I also want to briefly mention the Eden Village Motel & Cottages, where we stayed in Bar Harbor. Eden Village is a quirky old motel (there are many of these in Bar Harbor) with a bunch of cottages, like little tiny houses, scattered around the property. We stayed in one of the tiny houses and found it very quaint.
That’s it for Maine. Thanks again to Susanna for being part of my 50-state quest.
I’m planning for Arkansas or Minnesota in 2025.
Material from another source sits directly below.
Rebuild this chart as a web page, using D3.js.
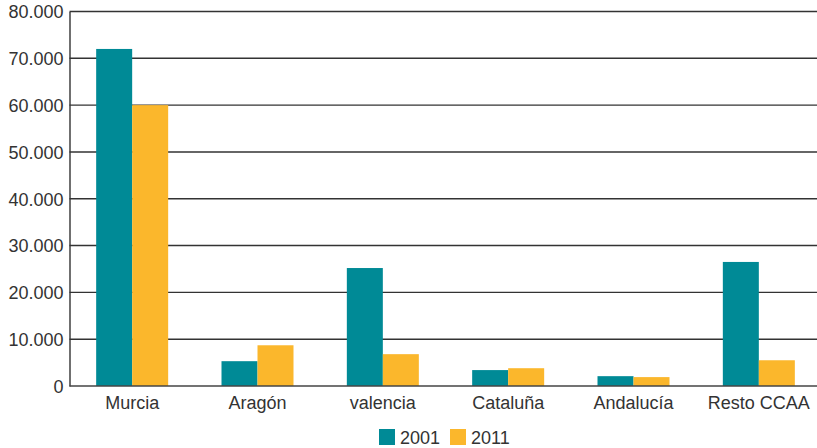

Lovely photos (though as often with US phenomena the food portions are just too huge!!) but you guys had better prepare to save your national parks ‘cos the Profa Orange Blob doesn’t rate such stuff!!
Thank you for the advice.
Lovely pics. We are South Africans who live in Massachusetts and love going to Maine anytime we can. You really got to see some great spots. Hope you had the best time.
Ah, cool! I realized on this trip that I really like New England. Thanks 🙂
Maine is so beautiful and autumn is especially gorgeous,. I;ve never been to Acadia though. Thanks for sharing your gorgeous photos . I know many people who saw the Northern Lights in the US this year – and all through their cellphone – any idea why that happens? Glad you had lobster — the prices are sticker shock for Americans. I can’t even imagine it when you are thinking rand!!!
I have a feeling we’ll be ‘seeing’ a lot more Northern Lights on the future…Clearly the newest smart phone censors are much stronger than the naked eye! It’s an interesting phenomenon.
SO beautiful. I love the park and how the random places you visited wound up being some of the best ones. Not a fan of lobster myself, but I’m glad you got your fill!
Thanks. Exactly – would have guessed that night hiking in Acadia is a thing?